Office assets in CBD fringe markets set to shine

For office market investors, the best opportunities can be found in CBD fringe areas like North Sydney, Paul Thornhill finds.

With the mining sector slowing down and the global economy heading up, the outlook for the office market is in transition.

After a decade in the doldrums, Australia’s biggest property market, Sydney, suddenly has a spring in its step. Housing construction, consumer spending and the global economy are all tracking better, so is the office market next in line to recover?

“Over the last 6 months, we have seen a rebound in Sydney”, says Knight Frank National Director, Matt Whitby, “but the real story is the different outlook for the suburban, fringe and CBD office markets.”

“We’re seeing the best opportunities emerge in A Grade properties in fringe areas like North Sydney. With yields in the 7-8% range and vacancy rates less than 5%, investors find themselves being rewarded for a risk that isn’t really there.”

The emergence of fringe offices is also apparent in areas like Melbourne’s Southbank, where major tenants are finding large floor plate, modern offices at significantly lower rents than prime CBD buildings.

In Brisbane, the Bank of Queensland’s recent move from Queens Street in the CBD to nearby Newstead epitomises the trend.

Office parks also have momentum as governments push population growth out to the suburbs. Employers in the engineering, healthcare and R&D sectors are opting for low rise, campus style developments, popular with employees wanting to avoid a long commute to the city.
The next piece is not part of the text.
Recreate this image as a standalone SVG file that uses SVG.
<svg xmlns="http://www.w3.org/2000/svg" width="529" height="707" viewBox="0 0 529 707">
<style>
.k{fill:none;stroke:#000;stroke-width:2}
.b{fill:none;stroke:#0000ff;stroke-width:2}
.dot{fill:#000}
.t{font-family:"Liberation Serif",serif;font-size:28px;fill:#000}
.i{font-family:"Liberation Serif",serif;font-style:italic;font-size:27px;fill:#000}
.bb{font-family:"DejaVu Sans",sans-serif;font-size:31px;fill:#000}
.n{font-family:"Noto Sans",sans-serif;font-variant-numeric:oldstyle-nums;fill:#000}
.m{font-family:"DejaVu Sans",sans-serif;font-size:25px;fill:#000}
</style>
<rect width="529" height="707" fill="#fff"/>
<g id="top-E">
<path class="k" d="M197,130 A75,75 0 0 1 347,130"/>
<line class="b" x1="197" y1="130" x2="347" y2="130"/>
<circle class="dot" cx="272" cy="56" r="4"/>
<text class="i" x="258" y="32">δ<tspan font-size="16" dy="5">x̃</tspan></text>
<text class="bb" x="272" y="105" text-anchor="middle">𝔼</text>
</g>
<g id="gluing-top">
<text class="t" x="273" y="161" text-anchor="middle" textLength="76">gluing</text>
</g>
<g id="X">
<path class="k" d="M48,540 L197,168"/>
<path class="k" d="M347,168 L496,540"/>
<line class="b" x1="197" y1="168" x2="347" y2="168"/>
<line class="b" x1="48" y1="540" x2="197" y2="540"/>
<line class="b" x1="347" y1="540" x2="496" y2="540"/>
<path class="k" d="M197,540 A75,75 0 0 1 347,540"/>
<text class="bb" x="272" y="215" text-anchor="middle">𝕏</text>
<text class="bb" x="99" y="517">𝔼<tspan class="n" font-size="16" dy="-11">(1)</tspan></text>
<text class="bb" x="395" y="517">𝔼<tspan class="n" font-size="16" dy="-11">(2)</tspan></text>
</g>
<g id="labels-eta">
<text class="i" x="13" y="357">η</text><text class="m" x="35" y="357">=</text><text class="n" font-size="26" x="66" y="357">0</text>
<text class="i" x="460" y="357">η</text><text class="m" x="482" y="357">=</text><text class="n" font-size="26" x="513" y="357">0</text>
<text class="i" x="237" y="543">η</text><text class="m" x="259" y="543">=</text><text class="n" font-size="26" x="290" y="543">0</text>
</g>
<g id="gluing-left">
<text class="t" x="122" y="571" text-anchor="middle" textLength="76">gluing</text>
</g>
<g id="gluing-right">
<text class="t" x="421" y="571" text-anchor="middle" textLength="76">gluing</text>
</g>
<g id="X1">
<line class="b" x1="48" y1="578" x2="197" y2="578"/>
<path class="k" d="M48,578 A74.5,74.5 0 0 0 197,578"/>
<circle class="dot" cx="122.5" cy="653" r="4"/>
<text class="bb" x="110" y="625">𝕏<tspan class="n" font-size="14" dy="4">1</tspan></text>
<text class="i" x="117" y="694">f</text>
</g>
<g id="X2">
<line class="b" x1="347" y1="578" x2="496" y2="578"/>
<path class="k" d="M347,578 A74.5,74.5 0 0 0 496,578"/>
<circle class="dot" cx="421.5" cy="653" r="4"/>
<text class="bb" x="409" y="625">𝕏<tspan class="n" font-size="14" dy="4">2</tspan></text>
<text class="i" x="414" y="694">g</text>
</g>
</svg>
Claire Cupitt, Senior Research Manager at CBRE is closely following CBD vacancies, telling realestate.com.au “CBDs properties are expensive and increasingly we’re seeing corporates consolidate to prime and A Grade, away from B and C grade properties.”

“We keep a close eye on space advertised for lease, rather than vacant space, and this highlights the effect of outsourcing and downsizing in the finance and insurance sector. There is now 91,000 square metres advertised for lease in Melbourne and 50,000 in Perth, compared to 72,000 square metres in Sydney.”

“I would also highlight the amount of stock coming onto the Brisbane market in 2015 -16. Much of it is speculative and it’s hard to pick where the required increase in tenant demand is going to come from. In this market, we could see vacancy rates go up and rental growth flatten.”

With the economy shifting away from resources, market watchers are keeping an eye on the Perth office market, increasingly seen as expensive, and Darwin, which has enjoyed a boom for the best part of a decade.

In Adelaide, the deferral of the Olympic Dam project and staff cutbacks at Holden have brought a holt to the enthusiasm running through the city of churches 12 months ago.

“For investors looking for opportunities across Australia, it’s a case of having to pay close attention to recent developments in the market,” Whitby says.

“When you combine corporate consolidation, the influence of NABERS (Australia’s rating system for the environmental performance of commercial and residential buildings) and the search for value by major tenants, what we see is some great prospects for CBD fringe offices, particularly in Sydney, and some challenges ahead for B and C grade properties in smaller cities.”